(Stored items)
════════════════════
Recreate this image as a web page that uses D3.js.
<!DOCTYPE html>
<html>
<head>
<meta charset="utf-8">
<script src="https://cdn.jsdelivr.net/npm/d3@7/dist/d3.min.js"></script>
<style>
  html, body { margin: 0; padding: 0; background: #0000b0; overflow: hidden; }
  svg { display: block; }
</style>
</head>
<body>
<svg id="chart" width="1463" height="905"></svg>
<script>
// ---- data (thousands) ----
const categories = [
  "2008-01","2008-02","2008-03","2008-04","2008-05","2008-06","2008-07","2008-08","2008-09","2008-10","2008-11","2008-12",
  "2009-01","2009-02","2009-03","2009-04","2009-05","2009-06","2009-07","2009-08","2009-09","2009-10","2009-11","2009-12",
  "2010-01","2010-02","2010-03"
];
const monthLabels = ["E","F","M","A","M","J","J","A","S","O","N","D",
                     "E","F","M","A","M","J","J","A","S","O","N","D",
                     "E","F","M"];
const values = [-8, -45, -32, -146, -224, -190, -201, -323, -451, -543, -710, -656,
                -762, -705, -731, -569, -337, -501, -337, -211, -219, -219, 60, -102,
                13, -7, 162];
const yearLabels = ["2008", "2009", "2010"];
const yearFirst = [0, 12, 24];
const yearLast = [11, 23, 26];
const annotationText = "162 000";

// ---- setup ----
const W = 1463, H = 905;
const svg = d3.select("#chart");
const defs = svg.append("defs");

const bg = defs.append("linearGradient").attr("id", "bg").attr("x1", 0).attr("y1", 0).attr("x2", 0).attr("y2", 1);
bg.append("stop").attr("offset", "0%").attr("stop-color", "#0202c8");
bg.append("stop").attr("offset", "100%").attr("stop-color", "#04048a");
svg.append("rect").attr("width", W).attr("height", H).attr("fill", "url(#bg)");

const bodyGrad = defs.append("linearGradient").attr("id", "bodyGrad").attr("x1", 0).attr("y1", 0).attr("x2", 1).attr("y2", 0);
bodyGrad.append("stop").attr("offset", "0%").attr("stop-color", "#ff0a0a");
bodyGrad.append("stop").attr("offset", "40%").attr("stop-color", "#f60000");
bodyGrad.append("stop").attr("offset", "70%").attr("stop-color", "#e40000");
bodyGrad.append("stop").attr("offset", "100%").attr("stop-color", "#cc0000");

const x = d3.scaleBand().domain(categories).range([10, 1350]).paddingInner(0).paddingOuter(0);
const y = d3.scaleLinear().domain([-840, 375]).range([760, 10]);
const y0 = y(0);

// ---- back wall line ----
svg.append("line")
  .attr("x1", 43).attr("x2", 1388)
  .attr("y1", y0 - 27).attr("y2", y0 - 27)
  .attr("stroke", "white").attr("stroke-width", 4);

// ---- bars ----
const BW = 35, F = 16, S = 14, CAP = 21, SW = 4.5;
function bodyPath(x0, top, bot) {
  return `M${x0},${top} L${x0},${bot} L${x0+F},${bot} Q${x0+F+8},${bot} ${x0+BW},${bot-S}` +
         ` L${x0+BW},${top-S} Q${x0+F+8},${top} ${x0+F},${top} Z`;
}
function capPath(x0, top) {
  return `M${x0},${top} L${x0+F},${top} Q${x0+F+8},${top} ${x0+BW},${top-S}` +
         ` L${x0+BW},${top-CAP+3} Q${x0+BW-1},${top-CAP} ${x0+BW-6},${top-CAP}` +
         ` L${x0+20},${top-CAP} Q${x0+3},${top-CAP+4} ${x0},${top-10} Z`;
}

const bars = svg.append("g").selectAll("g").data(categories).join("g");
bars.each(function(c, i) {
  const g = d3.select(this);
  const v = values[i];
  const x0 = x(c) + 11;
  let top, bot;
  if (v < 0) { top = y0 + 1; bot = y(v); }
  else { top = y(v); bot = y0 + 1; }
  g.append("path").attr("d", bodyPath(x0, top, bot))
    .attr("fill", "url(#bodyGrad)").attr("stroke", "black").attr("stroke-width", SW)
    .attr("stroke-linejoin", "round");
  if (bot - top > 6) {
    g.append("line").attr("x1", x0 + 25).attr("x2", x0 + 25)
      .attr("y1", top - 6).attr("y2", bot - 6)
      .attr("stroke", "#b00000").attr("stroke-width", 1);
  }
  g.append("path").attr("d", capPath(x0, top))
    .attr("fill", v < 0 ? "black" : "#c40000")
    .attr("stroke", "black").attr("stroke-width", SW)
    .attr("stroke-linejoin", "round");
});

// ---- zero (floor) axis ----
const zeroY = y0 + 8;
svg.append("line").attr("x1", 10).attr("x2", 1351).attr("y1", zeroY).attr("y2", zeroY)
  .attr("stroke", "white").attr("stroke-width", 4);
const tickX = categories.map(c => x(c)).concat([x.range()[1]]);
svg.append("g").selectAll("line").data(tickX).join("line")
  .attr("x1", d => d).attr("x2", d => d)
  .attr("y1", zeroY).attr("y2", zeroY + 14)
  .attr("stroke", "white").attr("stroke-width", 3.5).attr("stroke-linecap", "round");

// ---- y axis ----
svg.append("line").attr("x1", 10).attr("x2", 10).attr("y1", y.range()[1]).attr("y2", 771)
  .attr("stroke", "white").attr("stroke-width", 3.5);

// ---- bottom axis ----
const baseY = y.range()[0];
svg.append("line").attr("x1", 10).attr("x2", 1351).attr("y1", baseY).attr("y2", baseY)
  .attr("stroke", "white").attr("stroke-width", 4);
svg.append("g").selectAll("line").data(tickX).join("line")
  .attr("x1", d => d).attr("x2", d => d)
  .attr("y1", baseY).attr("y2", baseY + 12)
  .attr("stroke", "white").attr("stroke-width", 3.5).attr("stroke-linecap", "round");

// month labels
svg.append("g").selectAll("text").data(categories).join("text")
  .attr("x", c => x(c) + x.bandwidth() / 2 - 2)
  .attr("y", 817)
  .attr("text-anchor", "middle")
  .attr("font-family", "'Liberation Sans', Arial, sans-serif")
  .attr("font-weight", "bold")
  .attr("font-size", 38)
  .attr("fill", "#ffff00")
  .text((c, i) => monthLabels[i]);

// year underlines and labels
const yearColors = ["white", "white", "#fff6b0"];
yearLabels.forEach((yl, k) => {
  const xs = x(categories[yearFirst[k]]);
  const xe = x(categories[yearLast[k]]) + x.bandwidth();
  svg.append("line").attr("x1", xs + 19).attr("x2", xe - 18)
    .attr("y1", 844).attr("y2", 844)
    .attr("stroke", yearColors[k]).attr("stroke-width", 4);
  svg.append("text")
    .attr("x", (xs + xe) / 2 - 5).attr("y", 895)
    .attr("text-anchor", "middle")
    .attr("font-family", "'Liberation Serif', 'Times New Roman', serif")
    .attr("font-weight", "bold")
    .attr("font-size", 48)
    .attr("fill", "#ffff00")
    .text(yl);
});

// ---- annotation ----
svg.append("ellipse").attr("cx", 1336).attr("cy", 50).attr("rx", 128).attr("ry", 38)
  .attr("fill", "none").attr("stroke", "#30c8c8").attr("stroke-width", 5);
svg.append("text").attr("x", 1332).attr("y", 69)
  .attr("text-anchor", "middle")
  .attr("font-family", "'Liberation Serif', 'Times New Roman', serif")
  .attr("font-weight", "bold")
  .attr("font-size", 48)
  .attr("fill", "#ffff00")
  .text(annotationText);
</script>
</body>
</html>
════════════════════
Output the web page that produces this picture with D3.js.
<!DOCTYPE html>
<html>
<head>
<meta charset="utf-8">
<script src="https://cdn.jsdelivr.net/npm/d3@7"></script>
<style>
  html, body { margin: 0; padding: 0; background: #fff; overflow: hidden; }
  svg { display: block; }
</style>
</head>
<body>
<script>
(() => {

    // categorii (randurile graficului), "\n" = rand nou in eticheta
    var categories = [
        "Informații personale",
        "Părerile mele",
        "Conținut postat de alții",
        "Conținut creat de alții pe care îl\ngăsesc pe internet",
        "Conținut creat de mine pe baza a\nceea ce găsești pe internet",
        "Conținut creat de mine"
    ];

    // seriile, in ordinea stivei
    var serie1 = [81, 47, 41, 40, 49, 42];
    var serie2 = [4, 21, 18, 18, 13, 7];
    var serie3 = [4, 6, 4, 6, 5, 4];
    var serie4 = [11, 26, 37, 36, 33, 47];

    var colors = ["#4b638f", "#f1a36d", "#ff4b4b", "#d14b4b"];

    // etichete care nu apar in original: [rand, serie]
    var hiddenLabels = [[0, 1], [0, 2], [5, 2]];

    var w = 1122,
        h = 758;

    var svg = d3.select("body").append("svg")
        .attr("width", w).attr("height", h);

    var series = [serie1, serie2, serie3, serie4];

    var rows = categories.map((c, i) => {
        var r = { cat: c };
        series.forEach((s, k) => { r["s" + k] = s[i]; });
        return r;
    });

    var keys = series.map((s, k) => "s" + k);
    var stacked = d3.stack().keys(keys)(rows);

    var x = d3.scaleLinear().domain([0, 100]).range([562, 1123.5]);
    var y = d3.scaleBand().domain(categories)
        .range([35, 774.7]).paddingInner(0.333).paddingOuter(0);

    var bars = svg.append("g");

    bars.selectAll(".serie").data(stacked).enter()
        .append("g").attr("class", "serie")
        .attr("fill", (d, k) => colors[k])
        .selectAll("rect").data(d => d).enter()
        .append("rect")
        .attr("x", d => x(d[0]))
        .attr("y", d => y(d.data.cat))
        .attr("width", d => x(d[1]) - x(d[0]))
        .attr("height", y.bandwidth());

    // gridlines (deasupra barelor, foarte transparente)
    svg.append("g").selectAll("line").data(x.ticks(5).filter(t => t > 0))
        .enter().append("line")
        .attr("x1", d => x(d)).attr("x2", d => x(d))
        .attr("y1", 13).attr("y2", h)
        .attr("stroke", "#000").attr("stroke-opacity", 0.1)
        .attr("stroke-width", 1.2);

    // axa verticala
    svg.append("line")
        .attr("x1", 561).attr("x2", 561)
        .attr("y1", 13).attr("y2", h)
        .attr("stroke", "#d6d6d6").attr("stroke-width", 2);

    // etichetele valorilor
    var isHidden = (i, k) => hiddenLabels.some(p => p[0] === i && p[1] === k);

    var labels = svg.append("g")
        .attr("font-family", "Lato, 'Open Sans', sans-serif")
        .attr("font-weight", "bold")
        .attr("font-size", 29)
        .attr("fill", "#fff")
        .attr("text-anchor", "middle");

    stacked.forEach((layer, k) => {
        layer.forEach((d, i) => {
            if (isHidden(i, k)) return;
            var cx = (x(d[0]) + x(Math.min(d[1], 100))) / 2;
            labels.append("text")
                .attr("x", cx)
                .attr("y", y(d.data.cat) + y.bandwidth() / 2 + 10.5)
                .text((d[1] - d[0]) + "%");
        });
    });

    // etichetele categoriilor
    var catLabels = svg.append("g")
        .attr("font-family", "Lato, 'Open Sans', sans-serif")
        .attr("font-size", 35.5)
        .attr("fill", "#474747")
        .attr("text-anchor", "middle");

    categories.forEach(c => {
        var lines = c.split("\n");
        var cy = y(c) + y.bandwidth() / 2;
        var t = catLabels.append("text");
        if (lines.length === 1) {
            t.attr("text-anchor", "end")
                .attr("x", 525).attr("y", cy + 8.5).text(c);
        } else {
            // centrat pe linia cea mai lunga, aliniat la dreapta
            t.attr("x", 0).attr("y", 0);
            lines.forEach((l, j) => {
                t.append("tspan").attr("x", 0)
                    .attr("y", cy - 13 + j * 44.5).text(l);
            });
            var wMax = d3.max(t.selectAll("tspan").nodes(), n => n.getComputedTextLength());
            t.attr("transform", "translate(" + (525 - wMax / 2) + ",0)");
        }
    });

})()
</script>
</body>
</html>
════════════════════
_Your goal_
Extract from the data every line where "that" shows up.

_Finished exercise_
Recreate this image as a web page that uses D3.js.
Output the web page that produces this picture with D3.js.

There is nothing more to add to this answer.